Lens Stochastic Diffraction: A Signature of Compact Structures in Gravitational-Wave Data

TL;DR

This paper introduces lens stochastic diffraction (LSD), a method to detect and analyze faint gravitational wave signals caused by compact gravitational lenses, providing insights into dark matter and black holes.

Contribution

LSD offers an order-of-magnitude improvement over traditional methods for detecting compact lenses using gravitational waves, enabling better constraints on dark matter and black hole populations.

Findings

LSD can detect lenses with masses greater than 10^3 solar masses.

It improves detection sensitivity by an order of magnitude over single lens analysis.
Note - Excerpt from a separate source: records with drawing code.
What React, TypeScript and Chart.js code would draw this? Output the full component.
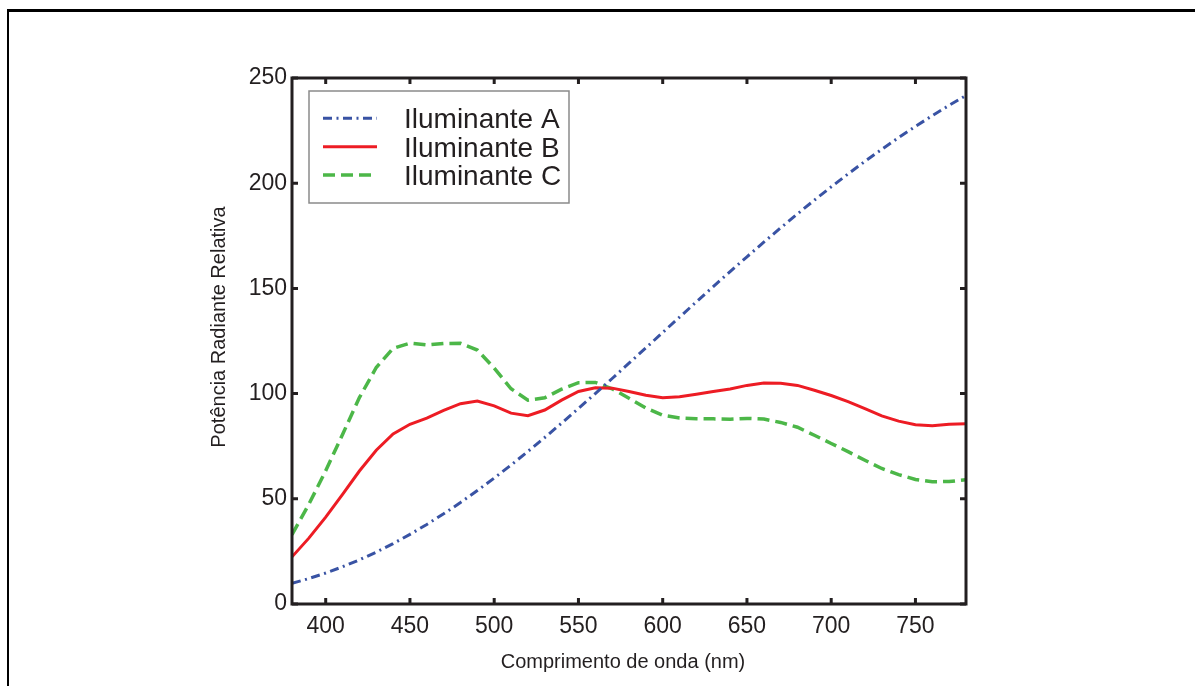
import React, { useEffect, useRef } from "react";
import { Chart, registerables } from "chart.js";

Chart.register(...registerables);

// ---- data (CIE illuminants, 10 nm steps) ----
const wavelengths = [
  380, 390, 400, 410, 420, 430, 440, 450, 460, 470, 480, 490, 500, 510, 520, 530, 540, 550, 560, 570,
  580, 590, 600, 610, 620, 630, 640, 650, 660, 670, 680, 690, 700, 710, 720, 730, 740, 750, 760, 770, 780,
];
const illumA = [
  9.8, 12.09, 14.71, 17.68, 20.99, 24.67, 28.7, 33.09, 37.81, 42.87, 48.24, 53.91, 59.86, 66.06, 72.5,
  79.13, 85.95, 92.91, 100.0, 107.18, 114.44, 121.73, 129.04, 136.35, 143.62, 150.84, 157.98, 165.03,
  171.96, 178.77, 185.43, 191.93, 198.26, 204.41, 210.36, 216.12, 221.67, 227.0, 232.12, 237.01, 241.68,
];
const illumB = [
  22.4, 31.3, 41.3, 52.1, 63.2, 73.1, 80.8, 85.4, 88.3, 92.0, 95.2, 96.5, 94.2, 90.7, 89.5, 92.2, 96.9,
  101.0, 102.8, 102.6, 101.0, 99.2, 98.0, 98.5, 99.7, 101.0, 102.2, 103.9, 105.0, 104.9, 103.9, 101.6,
  99.1, 96.2, 92.9, 89.4, 86.9, 85.2, 84.7, 85.4, 85.7,
];
const illumC = [
  33.0, 47.4, 63.3, 80.6, 98.1, 112.4, 121.5, 124.0, 123.1, 123.8, 123.9, 120.7, 112.1, 102.3, 96.9,
  98.0, 102.1, 105.2, 105.3, 102.3, 97.8, 93.2, 89.7, 88.4, 88.1, 88.0, 87.8, 88.2, 87.9, 86.3, 84.0,
  80.2, 76.3, 72.4, 68.3, 64.4, 61.5, 59.2, 58.1, 58.2, 59.1,
];
const seriesLabels = ["Iluminante A", "Iluminante B", "Iluminante C"];
const xTickValues = [400, 450, 500, 550, 600, 650, 700, 750];
const yTickValues = [0, 50, 100, 150, 200, 250];
const xTitle = "Comprimento de onda (nm)";
const yTitle = "Potência Radiante Relativa";

const FONT = "'Liberation Sans', Arial, Helvetica, sans-serif";
const INK = "#231f20";

const toPoints = (ys: number[]) => wavelengths.map((x, i) => ({ x, y: ys[i] }));

const framePlugin = {
  id: "frameTicks",
  afterDatasetsDraw(chart: any) {
    const { ctx, chartArea: a, scales } = chart;
    const xs = scales.x;
    const ys = scales.y;
    ctx.save();
    ctx.strokeStyle = INK;
    ctx.lineWidth = 3;
    ctx.setLineDash([]);
    const tl = 6;
    ctx.beginPath();
    xTickValues.forEach((v) => {
      const px = xs.getPixelForValue(v);
      ctx.moveTo(px, a.bottom);
      ctx.lineTo(px, a.bottom - tl);
      ctx.moveTo(px, a.top);
      ctx.lineTo(px, a.top + tl);
    });
    yTickValues.forEach((v) => {
      const py = ys.getPixelForValue(v);
      ctx.moveTo(a.left, py);
      ctx.lineTo(a.left + tl, py);
      ctx.moveTo(a.right, py);
      ctx.lineTo(a.right - tl, py);
    });
    ctx.stroke();
    ctx.lineJoin = "miter";
    ctx.strokeRect(a.left, a.top, a.right - a.left, a.bottom - a.top);

    // axis titles
    ctx.fillStyle = INK;
    ctx.font = `20px ${FONT}`;
    ctx.textAlign = "center";
    ctx.textBaseline = "alphabetic";
    ctx.fillText(xTitle, 623, 668);
    ctx.save();
    ctx.translate(225, 327);
    ctx.rotate(-Math.PI / 2);
    ctx.fillText(yTitle, 0, 0);
    ctx.restore();
    ctx.restore();
  },
};

const legendPlugin = {
  id: "insideLegend",
  afterDraw(chart: any) {
    const { ctx } = chart;
    ctx.save();
    const bx = 309, by = 91, bw = 260, bh = 112;
    ctx.fillStyle = "#ffffff";
    ctx.fillRect(bx, by, bw, bh);
    ctx.strokeStyle = "#8a8a8a";
    ctx.lineWidth = 1.5;
    ctx.setLineDash([]);
    ctx.strokeRect(bx, by, bw, bh);
    const fs = 28;
    chart.data.datasets.forEach((ds: any, i: number) => {
      const cy = 118.3 + i * 28.4;
      ctx.strokeStyle = ds.borderColor;
      ctx.lineWidth = ds.borderWidth;
      ctx.setLineDash(ds.borderDash || []);
      ctx.lineCap = "butt";
      ctx.beginPath();
      ctx.moveTo(323, cy);
      ctx.lineTo(377, cy);
      ctx.stroke();
      ctx.setLineDash([]);
      ctx.fillStyle = INK;
      ctx.font = `${fs}px ${FONT}`;
      ctx.textAlign = "left";
      ctx.textBaseline = "alphabetic";
      ctx.fillText(ds.label, 404, cy + fs * 0.358);
    });
    ctx.restore();
  },
};

export default function App() {
  const canvasRef = useRef<HTMLCanvasElement | null>(null);

  useEffect(() => {
    if (!canvasRef.current) return;
    const chart = new Chart(canvasRef.current, {
      type: "line",
      data: {
        datasets: [
          {
            label: seriesLabels[0],
            data: toPoints(illumA),
            borderColor: "#3953a4",
            borderWidth: 3,
            borderDash: [9, 4.5, 2, 4.5],
            pointRadius: 0,
            tension: 0,
            fill: false,
          },
          {
            label: seriesLabels[1],
            data: toPoints(illumB),
            borderColor: "#ed1c24",
            borderWidth: 3,
            borderDash: [],
            pointRadius: 0,
            tension: 0,
            fill: false,
          },
          {
            label: seriesLabels[2],
            data: toPoints(illumC),
            borderColor: "#4cb748",
            borderWidth: 3.5,
            borderDash: [12, 6],
            pointRadius: 0,
            tension: 0,
            fill: false,
          },
        ],
      },
      options: {
        animation: false,
        responsive: true,
        maintainAspectRatio: false,
        layout: { padding: { left: 0, top: 78, right: 229, bottom: 0 } },
        plugins: { legend: { display: false }, tooltip: { enabled: false } },
        scales: {
          x: {
            type: "linear",
            min: 380,
            max: 780,
            afterBuildTicks: (s: any) => {
              s.ticks = xTickValues.map((v) => ({ value: v }));
            },
            afterFit: (s: any) => {
              s.height = 82;
            },
            grid: { display: true, drawOnChartArea: false, drawTicks: false, color: "rgba(0,0,0,0)" },
            border: { display: false },
            ticks: {
              color: INK,
              font: { family: FONT, size: 23 },
              padding: 9,
              maxRotation: 0,
              autoSkip: false,
            },
          },
          y: {
            type: "linear",
            min: 0,
            max: 250,
            afterBuildTicks: (s: any) => {
              s.ticks = yTickValues.map((v) => ({ value: v }));
            },
            afterFit: (s: any) => {
              s.width = 292;
            },
            grid: { display: true, drawOnChartArea: false, drawTicks: false, color: "rgba(0,0,0,0)" },
            border: { display: false },
            ticks: {
              color: INK,
              font: { family: FONT, size: 23 },
              padding: 5,
              autoSkip: false,
            },
          },
        },
      },
      plugins: [framePlugin, legendPlugin],
    });
    return () => chart.destroy();
  }, []);

  return (
    <div style={{ position: "absolute", left: 0, top: 0, width: 1195, height: 686, background: "#fff", overflow: "hidden" }}>
      <div
        style={{
          position: "absolute",
          left: 7,
          top: 9,
          width: 1195,
          height: 686,
          borderTop: "3px solid #000",
          borderLeft: "2.5px solid #000",
          boxSizing: "border-box",
        }}
      />
      <div style={{ position: "absolute", left: 0, top: 0, width: 1195, height: 686 }}>
        <canvas ref={canvasRef} />
      </div>
    </div>
  );
}
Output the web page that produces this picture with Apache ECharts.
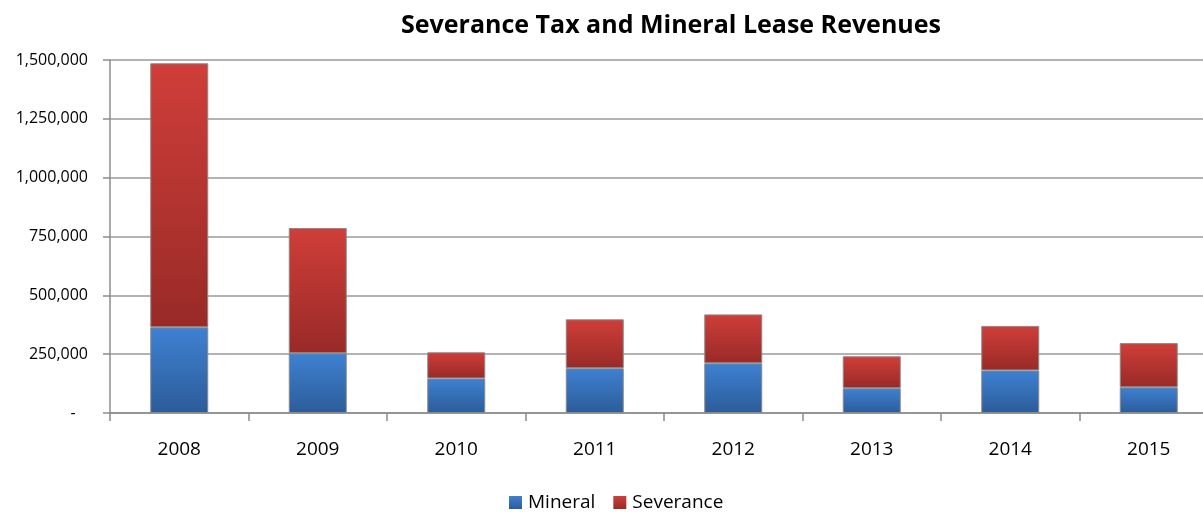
<!DOCTYPE html>
<html>
<head>
<meta charset="utf-8">
<script src="https://cdn.jsdelivr.net/npm/echarts@6/dist/echarts.min.js"></script>
<style>
  html, body { margin: 0; padding: 0; background: #fff; overflow: hidden; }
  #chart { width: 1220px; height: 512px; }
</style>
</head>
<body>
<div id="chart"></div>
<script>
// Revenue by fiscal year
const years = ['2008', '2009', '2010', '2011', '2012', '2013', '2014', '2015'];
const mineral = [364000, 254000, 147000, 190000, 211000, 105000, 181000, 109000];
const severance = [1122000, 532000, 111000, 208000, 208000, 136000, 189000, 188000];
const yTicks = [0, 250000, 500000, 750000, 1000000, 1250000, 1500000];

const FONT = '"Open Sans", "Noto Sans", sans-serif';

function vGrad(top, bottom) {
  return {
    type: 'linear', x: 0, y: 0, x2: 0, y2: 1,
    colorStops: [{ offset: 0, color: top }, { offset: 1, color: bottom }]
  };
}

const chart = echarts.init(document.getElementById('chart'), null, { renderer: 'canvas' });

chart.setOption({
  animation: false,
  backgroundColor: '#ffffff',
  title: {
    text: 'Severance Tax and Mineral Lease Revenues',
    left: 666, top: 8, textAlign: 'center',
    textStyle: { fontFamily: FONT, fontSize: 25, fontWeight: 'bold', color: '#000' }
  },
  legend: {
    top: 488, left: 504,
    itemWidth: 13, itemHeight: 13, itemGap: 18,
    icon: 'rect',
    itemStyle: { borderWidth: 0 },
    textStyle: { fontFamily: FONT, fontSize: 19, color: '#000', padding: [0, 0, 0, 1] },
    data: ['Mineral', 'Severance']
  },
  grid: { left: 110, top: 60, width: 1108, height: 353, containLabel: false },
  xAxis: {
    type: 'category',
    data: years,
    axisLine: { lineStyle: { color: '#8c8c8c', width: 1.5 } },
    axisTick: { show: true, length: 8, alignWithLabel: false, lineStyle: { color: '#8c8c8c', width: 1.5 } },
    axisLabel: { fontFamily: FONT, fontSize: 19, color: '#000', margin: 27 }
  },
  yAxis: {
    type: 'value',
    min: yTicks[0], max: yTicks[yTicks.length - 1], interval: yTicks[1] - yTicks[0],
    axisLine: { show: true, lineStyle: { color: '#8c8c8c', width: 1.5 } },
    axisTick: { show: true, length: 7, lineStyle: { color: '#8c8c8c', width: 1.5 } },
    splitLine: { lineStyle: { color: '#9a9a9a', width: 1.5 } },
    axisLabel: {
      fontFamily: FONT, fontSize: 16, color: '#000', margin: 22,
      formatter: v => v === 0 ? '-   ' : v.toLocaleString('en-US')
    }
  },
  series: [
    {
      name: 'Mineral', type: 'bar', stack: 'rev', barWidth: 58,
      data: mineral,
      itemStyle: { color: vGrad('#3e81d2', '#2c5c99'), borderColor: '#8a8a8a', borderWidth: 1 }
    },
    {
      name: 'Severance', type: 'bar', stack: 'rev', barWidth: 58,
      data: severance,
      itemStyle: { color: vGrad('#d03e39', '#982a27'), borderColor: '#8a8a8a', borderWidth: 1 }
    }
  ]
});
</script>
</body>
</html>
Potential to identify supermassive black holes and constrain dark matter halos.

Abstract

Every signal propagating through the universe is diffracted by the gravitational fields of intervening objects, aka gravitational lenses. Diffraction is most efficient when caused by compact lenses, which invariably produce additional images of a source. The signals associated with additional images are generically faint, but their collective effect may be detectable with coherent sources, such as gravitational waves (GWs), where both amplitude and phase are measured. Here, I describe lens stochastic diffraction (LSD): Poisson-distributed fluctuations after GW events caused by compact lenses. The amplitude and temporal distribution of these signals encode crucial information about the mass and abundance of compact lenses. Through the collective stochastic signal, LSD offers an order-of-magnitude improvement over single lens analysis for objects with mass $\gtrsim 10^3 M_\odot$. This gain can improve limits on compact dark-matter halos and allows next-generation instruments to detect supermassive black holes, given the abundance inferred from quasar luminosity studies.